A great way to save moeny at the grocery store is to keep track of coupons and sales.
The grocery store always seems to be the black hole of our budget. Keeping track of coupons and sales may seem a bit cumbersome at first but the payout is worth the short time it will take to essentially get organized.
These tips should help save money at the grocery store:
• When on sale, buy non-perishables in bulk. This is true of paper products as well. Be sure to watch for the sales though since bulk is not always better.
• Read the sale signs carefully. Often our local store will have noodles on sale 10 for $10. However, unless it is noted specifically then you do not have to buy 10 items to get that deal. You can buy two for $2.
• Bigger is not always better. Often we might think that bigger container would last us longer. Unfortunately that bigger container may not always be the best deal and the food industry is hoping you do not stand there and do the math. Giant grocery stores, as one example, will often include on the price tickets the cost per pound or per ounce. This is the figure you want to compare.
• Ask for rain checks. If the store is out of something on sale, ask for a rain check. Giant, for example, will honor the sale price with a rain check that is good for 90 days.
• Use coupons wisely. Not only is it a good idea to clip coupons but you should save them to use once the products go on sale. Merchandisers rarely run sales the same week they run coupons in the Sunday papers. Keep an eye on the expiration dates. Trade coupons you do not use with a friend or neighbor.
• Preview the sale flyers. Locally here, the Sunday paper includes a sale folder for both Weis and Giant. Make up a shopping list for both stores if needed.
• Use your store rewards cards. Most grocery stores have reward card which save you money on certain purchases. Often you can save elsewhere too. For example Weis gives you points towards discounted gas at Sheetz. Giant does the same for the Giant to Go stations. Many stores also give free turkeys and hams as part of their rewards program. Points do have expiration dates though so you will need to pay attention, just as if it was a regular coupon.
• Take a list. As you run out or low on something, write it on the grocery list on your fridge. Remember to take you list shopping with you. Another way to make a list is to plan out your meals for the week or two weeks – however often you go shopping – and include what you need to make those meals.
• Never shop on an empty stomach or when you are having cravings. I can not count the times I’ve gone to the store for just milk and came away with $100 of food! Likewise, do not shop when you are tired or you may tend to pick up extra costly sweets.
• Use your freezer wisely. When meats and dinner meals go on sale, buy several and freeze them. Milk and cheese can also be frozen. In regards to the milk, whole or two-percent freezes better than skim milk and you do need to have a glass first so it is not full. A full milk gallon may explode when frozen. In addition, a full freezer is more energy efficient than an empty one.
• Leave the little ones at home. Extra help leads to extra munchies and other non-essentials.

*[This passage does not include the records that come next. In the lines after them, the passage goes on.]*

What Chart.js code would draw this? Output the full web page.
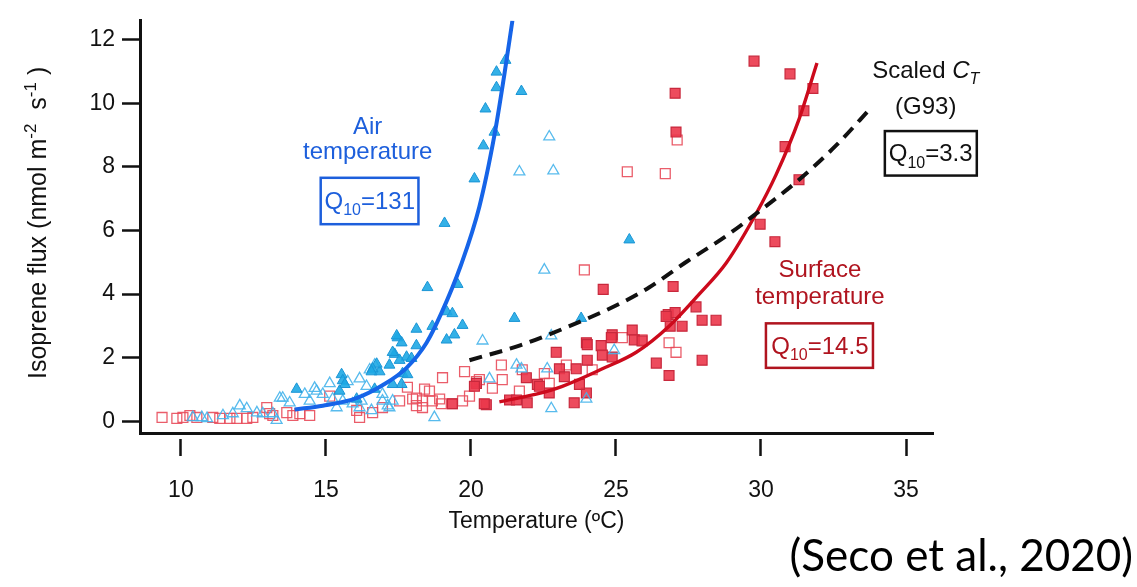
<!DOCTYPE html>
<html>
<head>
<meta charset="utf-8">
<script src="https://cdn.jsdelivr.net/npm/chart.js@4/dist/chart.umd.min.js"></script>
<style>
  html, body { margin: 0; padding: 0; background: #fff; }
  #wrap { width: 1137px; height: 587px; }
</style>
</head>
<body>
<div id="wrap"><canvas id="canvas" width="1137" height="587"></canvas></div>
<script>
var xTicks = [10, 15, 20, 25, 30, 35];
var yTicks = [0, 2, 4, 6, 8, 10, 12];

/* [temperature (C), isoprene flux] */
var airFilled = [[21.19,11.36],[20.88,10.99],[20.88,10.50],[21.74,10.38],[20.50,9.83],[20.81,9.10],[20.43,8.67],[20.12,7.63],
  [19.09,6.23],[18.50,4.21],[19.54,4.31],[19.16,3.45],[19.36,3.39],[18.67,2.99],[19.71,3.02],[19.43,2.72],[19.16,2.56],
  [21.50,3.24],[23.80,3.24],[25.46,5.71],[18.12,2.90],[17.47,2.63],[17.61,2.47],[18.12,2.38],[17.37,2.11],[17.78,2.02],
  [17.95,1.98],[17.19,1.77],[17.64,1.50],[16.85,1.56],[17.61,1.16],[13.99,1.01],[15.54,1.47],[15.58,1.28],[15.65,1.16],
  [16.75,1.80],[16.61,1.65],[16.57,1.56],[17.44,2.69],[17.30,2.17],[17.54,1.92],[17.81,1.47],[16.68,1.01],[16.06,0.70],
  [15.47,0.95],[17.30,1.16]];
var airOpen = [[22.70,8.95],[21.67,7.85],[22.84,7.88],[22.53,4.76],[20.40,2.53],[22.77,2.69],[21.57,1.77],[21.74,1.65],
  [20.64,1.34],[22.63,1.65],[22.77,0.40],[23.98,0.70],[24.94,2.23],[18.74,0.12],[17.13,0.49],[16.95,0.64],[15.13,1.19],
  [14.61,1.04],[14.27,0.85],[16.16,1.34],[16.40,1.10],[15.75,1.25],[14.89,0.85],[16.95,0.85],[16.23,0.64],[17.19,0.43],
  [15.23,0.70],[15.92,0.55],[16.57,0.34],[17.30,0.64],[13.51,0.73],[13.75,0.58],[12.03,0.49],[12.27,0.40],[12.62,0.27],
  [11.45,0.18],[10.72,0.12],[13.17,0.24],[13.30,0.03],[10.41,0.12],[10.90,0.09],[11.79,0.24],[12.82,0.24],[13.41,0.73],
  [14.44,0.64],[14.68,0.95],[16.51,1.62],[16.68,1.77],[16.16,0.43],[15.58,0.64],[15.37,0.43]];
var surfFilled = [[29.76,11.33],[31.00,10.93],[31.79,10.47],[31.48,9.77],[27.04,10.32],[27.07,9.10],[30.83,8.64],[31.31,7.60],
  [29.97,6.20],[30.48,5.65],[26.97,4.24],[27.76,3.60],[26.80,3.36],[27.04,3.42],[26.87,2.99],[27.28,2.99],[27.97,3.18],
  [28.45,3.18],[26.39,1.83],[27.97,1.92],[26.83,1.44],[24.56,4.15],[24.87,2.72],[25.56,2.87],[25.63,2.56],[25.90,2.53],
  [23.98,2.47],[22.94,2.17],[24.49,2.38],[24.53,2.08],[24.87,2.02],[24.01,1.92],[23.05,1.65],[23.63,1.65],[23.22,1.40],
  [21.91,1.37],[22.29,1.16],[20.19,1.19],[20.12,1.10],[22.70,0.89],[23.98,0.89],[21.33,0.67],[21.94,0.58],[21.57,0.67],
  [20.53,0.52],[23.56,0.58],[19.36,0.55],[23.74,1.16],[22.36,1.10],[24.01,2.41],[24.84,2.63],[26.73,3.30],[20.46,0.55]];
var surfOpen = [[9.35,0.12],[9.86,0.09],[10.07,0.12],[10.31,0.18],[10.55,0.12],[11.10,0.12],[11.34,0.09],[11.69,0.09],
  [11.93,0.09],[12.27,0.09],[12.48,0.12],[12.96,0.43],[13.06,0.24],[13.17,0.18],[13.65,0.27],[13.86,0.18],[14.10,0.24],
  [14.44,0.18],[15.13,0.79],[16.06,0.34],[16.16,0.12],[16.61,0.27],[16.95,0.43],[17.54,0.64],[17.81,1.07],[18.12,0.73],
  [18.40,1.01],[18.33,0.64],[18.57,0.95],[18.67,0.64],[18.92,0.70],[19.02,1.37],[19.36,0.55],[19.71,0.64],[19.78,1.56],
  [20.19,1.25],[18.98,0.55],[18.33,0.43],[18.12,0.49],[21.05,1.77],[20.29,1.31],[19.95,0.79],[21.08,1.31],[20.74,1.04],
  [21.77,1.62],[22.53,1.50],[22.70,1.19],[23.29,1.77],[24.18,1.62],[25.22,2.63],[25.90,2.56],[21.67,0.95],[17.99,0.70],
  [23.91,4.76],[26.83,2.47],[27.07,2.17],[25.39,7.85],[26.70,7.79],[27.11,8.85]];

/* fitted curves, points */
var airFit = [[13.92,0.37],[14.89,0.49],[16.06,0.73],[16.95,1.13],[17.78,1.68],[18.47,2.47],[18.98,3.40],[19.65,4.90],
  [20.29,6.75],[20.81,9.00],[21.15,10.90],[21.43,12.61]];
var surfFit = [[20.98,0.61],[22.25,0.85],[23.15,1.10],[24.53,1.65],[25.70,2.17],[26.83,2.99],[27.87,4.00],[28.80,4.98],
  [29.83,6.53],[30.52,7.76],[31.31,9.50],[31.93,11.27]];
var g93Fit = [[19.95,1.92],[21.67,2.38],[23.39,2.99],[25.11,3.69],[26.14,4.21],[27.42,5.01],[28.80,5.83],[29.93,6.60],
  [31.31,7.60],[32.58,8.67],[33.82,9.89]];

var FONT = "'Liberation Sans', Arial, Helvetica, sans-serif";
var BLUE = '#1d5fdc', RED = '#b0141f', INK = '#111';

/* annotation text, placed in data units */
var notes = [
  { color: BLUE, x: 16.44, lines: [[[{t:'Air'}], 9.04], [[{t:'temperature'}], 8.24]],
    q: '131', qx: 16.51, qy: 6.69, box: [14.82, 18.19, 7.66, 6.20] },
  { color: INK, x: 35.68, lines: [[[{t:'Scaled '}, {t:'C', it:true}, {t:'T', it:true, sub:true}], 10.81], [[{t:'(G93)'}], 9.68]],
    q: '3.3', qx: 35.85, qy: 8.18, box: [34.27, 37.44, 9.13, 7.73] },
  { color: RED, x: 32.03, lines: [[[{t:'Surface'}], 4.55], [[{t:'temperature'}], 3.69]],
    q: '14.5', qx: 32.03, qy: 2.11, box: [30.17, 33.86, 3.08, 1.68] }
];

function pts(a) {
  return a.map(function (p) { return { x: p[0], y: p[1] }; });
}

function drawRich(ctx, segs, cx, by, size, color) {
  var w = 0;
  segs.forEach(function (s) {
    s.fs = (s.sub || s.sup) ? Math.round(size * 0.68) : size;
    ctx.font = (s.it ? 'italic ' : '') + s.fs + 'px ' + FONT;
    s.w = ctx.measureText(s.t).width;
    w += s.w;
  });
  var x = cx - w / 2;
  ctx.fillStyle = color;
  ctx.textAlign = 'left';
  ctx.textBaseline = 'alphabetic';
  segs.forEach(function (s) {
    ctx.font = (s.it ? 'italic ' : '') + s.fs + 'px ' + FONT;
    var dy = s.sub ? size * 0.26 : (s.sup ? -size * 0.42 : 0);
    ctx.fillText(s.t, x, by + dy);
    x += s.w;
  });
}

var notesPlugin = {
  id: 'notes',
  afterDraw: function (chart) {
    var ctx = chart.ctx, xs = chart.scales.x, ys = chart.scales.y;
    ctx.save();
    notes.forEach(function (n) {
      n.lines.forEach(function (l) {
        drawRich(ctx, l[0], xs.getPixelForValue(n.x), ys.getPixelForValue(l[1]), 24, n.color);
      });
      drawRich(ctx, [{t:'Q'}, {t:'10', sub:true}, {t:'=' + n.q}], xs.getPixelForValue(n.qx), ys.getPixelForValue(n.qy), 24, n.color);
      var x1 = xs.getPixelForValue(n.box[0]), x2 = xs.getPixelForValue(n.box[1]);
      var y1 = ys.getPixelForValue(n.box[2]), y2 = ys.getPixelForValue(n.box[3]);
      ctx.strokeStyle = n.color;
      ctx.lineWidth = 2.5;
      ctx.strokeRect(x1, y1, x2 - x1, y2 - y1);
    });

    // y axis title with superscripts
    ctx.save();
    ctx.translate(37, (chart.chartArea.top + chart.chartArea.bottom) / 2 - 4);
    ctx.rotate(-Math.PI / 2);
    drawRich(ctx, [{t:'Isoprene flux (nmol m'}, {t:'-2', sup:true}, {t:'  s'}, {t:'-1', sup:true}, {t:' )'}], 0, 9, 25, INK);
    ctx.restore();

    // source line
    var txt = '(Seco et al., 2020)';
    ctx.font = '46px Lato, Carlito, Calibri, sans-serif';
    var fs = 46 * 343 / ctx.measureText(txt).width;
    ctx.font = fs.toFixed(1) + 'px Lato, Carlito, Calibri, sans-serif';
    ctx.fillStyle = '#000';
    ctx.textAlign = 'right';
    ctx.textBaseline = 'alphabetic';
    ctx.fillText(txt, 1133, 571);
    ctx.restore();
  }
};

Chart.defaults.font.family = FONT;
Chart.defaults.font.size = 23;
Chart.defaults.color = INK;

var myChart = new Chart(document.getElementById('canvas').getContext('2d'), {
  type: 'scatter',
  data: {
    datasets: [
      { label: 'Scaled CT (G93)', data: pts(g93Fit), showLine: true, borderColor: INK, borderWidth: 4,
        borderDash: [13, 8], pointRadius: 0, cubicInterpolationMode: 'monotone', order: 0 },
      { label: 'Air temperature fit', data: pts(airFit), showLine: true, borderColor: '#1664e8', borderWidth: 4,
        pointRadius: 0, cubicInterpolationMode: 'monotone', order: 1 },
      { label: 'Surface temperature fit', data: pts(surfFit), showLine: true, borderColor: '#cc0a1c', borderWidth: 3.4,
        pointRadius: 0, cubicInterpolationMode: 'monotone', order: 2 },
      { label: 'Air, filled', data: pts(airFilled), pointStyle: 'triangle', pointRadius: 6.3,
        backgroundColor: 'rgba(30,168,228,0.9)', borderColor: '#1a95d5', borderWidth: 1, order: 3 },
      { label: 'Air, open', data: pts(airOpen), pointStyle: 'triangle', pointRadius: 6.3,
        backgroundColor: 'rgba(255,255,255,0)', borderColor: 'rgba(70,180,235,0.9)', borderWidth: 1.3, order: 4 },
      { label: 'Surface, filled', data: pts(surfFilled), pointStyle: 'rect', pointRadius: 7,
        backgroundColor: 'rgba(235,55,75,0.9)', borderColor: '#c8283c', borderWidth: 1.2, order: 5 },
      { label: 'Surface, open', data: pts(surfOpen), pointStyle: 'rect', pointRadius: 7,
        backgroundColor: 'rgba(255,255,255,0)', borderColor: 'rgba(232,75,90,0.9)', borderWidth: 1.3, order: 6 }
    ]
  },
  options: {
    responsive: false,
    animation: false,
    events: [],
    layout: { padding: { top: 8, right: 204, left: 0, bottom: 0 } },
    plugins: { legend: { display: false }, tooltip: { enabled: false } },
    scales: {
      x: {
        type: 'linear', min: 8.59, max: 35.93,
        afterBuildTicks: function (s) { s.ticks = xTicks.map(function (v) { return { value: v }; }); },
        afterFit: function (s) { s.height = 154; },
        border: { display: true, color: INK, width: 3 },
        grid: { drawOnChartArea: false, drawTicks: true, tickLength: 23, tickWidth: 2.5, tickColor: INK,
                tickBorderDash: [0, 4, 19, 60] },
        ticks: { padding: 21, color: INK, maxRotation: 0, font: { size: 23 } },
        title: { display: true, text: 'Temperature (ºC)', color: INK, font: { size: 23 }, padding: { top: 0, bottom: 52 } }
      },
      y: {
        type: 'linear', min: -0.37, max: 12.6,
        afterBuildTicks: function (s) { s.ticks = yTicks.map(function (v) { return { value: v }; }); },
        afterFit: function (s) { s.width = 140; },
        border: { display: true, color: INK, width: 3 },
        grid: { drawOnChartArea: false, drawTicks: true, tickLength: 18, tickWidth: 2.5, tickColor: INK },
        ticks: { padding: 7, color: INK, font: { size: 23 } }
      }
    }
  },
  plugins: [notesPlugin]
});
</script>
</body>
</html>
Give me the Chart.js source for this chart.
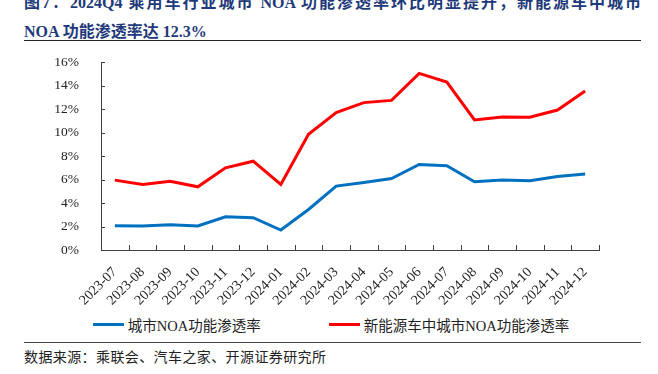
<!DOCTYPE html>
<html>
<head>
<meta charset="utf-8">
<script src="https://cdn.jsdelivr.net/npm/chart.js@4.4.1/dist/chart.umd.min.js"></script>
<style>
    body { margin: 0; background: #fff; width: 658px; height: 374px; overflow: hidden; position: relative; }
    .title { position: absolute; left: 24px; width: 617px; color: #1f3a7a; font: bold 16px "Liberation Serif", "Noto Sans CJK SC", serif; white-space: nowrap; }
    .title.l1 { top: -11px; text-align: justify; text-align-last: justify; white-space: normal; }
    .title.l2 { top: 18px; }
    .rule { position: absolute; left: 24px; width: 617px; height: 0; }
    .rule.top { top: 40px; border-top: 1.5px solid #222; }
    .rule.bottom { top: 342px; border-top: 1.5px solid #444; }
    .source { position: absolute; left: 24px; top: 346px; font: 14px "Noto Sans CJK SC", sans-serif; letter-spacing: 0.4px; color: #222; }
    #chartBox { position: absolute; left: 0; top: 40px; width: 658px; height: 270px; }
    #legend { position: absolute; left: 0; top: 314px; width: 662px; display: flex; justify-content: center; gap: 68px; font: 14.5px "Liberation Serif", "Noto Sans CJK SC", serif; color: #222; }
    .item { display: flex; align-items: center; }
    .swatch { display: inline-block; width: 31px; height: 3px; margin-right: 4px; }
</style>
</head>
<body>
<div class="title l1">图7：2024Q4 乘用车行业城市 NOA 功能渗透率环比明显提升，新能源车中城市</div>
<div class="title l2">NOA 功能渗透率达 12.3%</div>
<div class="rule top"></div>
<div id="chartBox"><canvas id="noaChart"></canvas></div>
<div id="legend"></div>
<div class="rule bottom"></div>
<div class="source">数据来源：乘联会、汽车之家、开源证券研究所</div>

<script>
const months = ['2023-07', '2023-08', '2023-09', '2023-10', '2023-11', '2023-12',
    '2024-01', '2024-02', '2024-03', '2024-04', '2024-05', '2024-06',
    '2024-07', '2024-08', '2024-09', '2024-10', '2024-11', '2024-12'];

// 城市NOA功能渗透率 (%)
const cityNoaRate = [2.07, 2.04, 2.15, 2.04, 2.83, 2.75, 1.70, 3.45, 5.44, 5.75, 6.09, 7.28,
    7.17, 5.81, 5.95, 5.89, 6.26, 6.48];

// 新能源车中城市NOA功能渗透率 (%)
const nevCityNoaRate = [5.95, 5.58, 5.86, 5.38, 7.00, 7.56, 5.58, 9.86, 11.70, 12.55, 12.74, 15.04,
    14.30, 11.07, 11.33, 11.30, 11.92, 13.53];

const yTicks = [0, 2, 4, 6, 8, 10, 12, 14, 16];

const axisColor = '#404040';
const serif = '"Liberation Serif", "Times New Roman", serif';

// short tick marks pointing into the plot area
const innerTicks = {
    id: 'innerTicks',
    afterDraw(chart) {
        const ctx = chart.ctx;
        const area = chart.chartArea;
        const y = chart.scales.y;
        ctx.save();
        ctx.strokeStyle = axisColor;
        ctx.lineWidth = 1;
        ctx.beginPath();
        yTicks.forEach(v => {
            if (v === 0) return;
            const py = Math.round(y.getPixelForValue(v)) + 0.5;
            ctx.moveTo(area.left, py);
            ctx.lineTo(area.left + 4, py);
        });
        const step = (area.right - area.left) / months.length;
        for (let i = 1; i <= months.length; i++) {
            const px = Math.round(area.left + i * step) + 0.5;
            ctx.moveTo(px, area.bottom);
            ctx.lineTo(px, area.bottom - 5);
        }
        ctx.stroke();
        ctx.restore();
    }
};

const chart = new Chart(document.getElementById('noaChart'), {
    type: 'line',
    data: {
        labels: months,
        datasets: [
            {
                label: '城市NOA功能渗透率',
                data: cityNoaRate,
                borderColor: '#0070c0',
                backgroundColor: '#0070c0',
                borderWidth: 3,
                pointRadius: 0,
                tension: 0
            },
            {
                label: '新能源车中城市NOA功能渗透率',
                data: nevCityNoaRate,
                borderColor: '#ff0000',
                backgroundColor: '#ff0000',
                borderWidth: 3,
                pointRadius: 0,
                tension: 0
            }
        ]
    },
    options: {
        responsive: true,
        maintainAspectRatio: false,
        animation: false,
        layout: {
            padding: { top: 10, left: 0, right: 59, bottom: 0 }
        },
        plugins: {
            legend: { display: false },
            tooltip: { enabled: false }
        },
        scales: {
            x: {
                offset: true,
                afterFit: scale => { scale.height = 60; },
                grid: { display: false, offset: true },
                border: { display: true, color: axisColor, width: 1 },
                ticks: {
                    color: '#222',
                    font: { family: serif, size: 14 },
                    maxRotation: 45,
                    minRotation: 45,
                    padding: 6,
                    autoSkip: false
                }
            },
            y: {
                min: 0,
                max: 16,
                afterFit: scale => { scale.width = 101; },
                afterBuildTicks: scale => { scale.ticks = yTicks.map(v => ({ value: v })); },
                grid: { display: false },
                border: { display: true, color: axisColor, width: 1 },
                ticks: {
                    color: '#222',
                    font: { family: serif, size: 13.5 },
                    padding: 14,
                    callback: v => v + '%'
                }
            }
        }
    },
    plugins: [innerTicks]
});

// legend built from the chart's datasets
const legendBox = document.getElementById('legend');
chart.data.datasets.forEach(ds => {
    const item = document.createElement('div');
    item.className = 'item';
    const sw = document.createElement('span');
    sw.className = 'swatch';
    sw.style.background = ds.borderColor;
    const txt = document.createElement('span');
    txt.textContent = ds.label;
    item.appendChild(sw);
    item.appendChild(txt);
    legendBox.appendChild(item);
});
</script>
</body>
</html>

• Purchase gift certificates for other places while at the store. From time to time, grocery stores will run a special in which you buy x amount in gift certificates and you will be rewarded with either so many points on your reward card or a discount coupon for your next shopping trip.
• Before you leave the store, check your receipt. This may take a moment or two but consumers loose money every day from scanning errors. If you find a mistake, go straight to the customer service area and speak with a manager. At the very least they will refund the extra charged. At best, you may get the item at no cost.
These 13 tips are only a few of the tricks to saving money at the grocery store. Feel free to add your suggestions in the comment section. Include what works best for you. Happy shopping!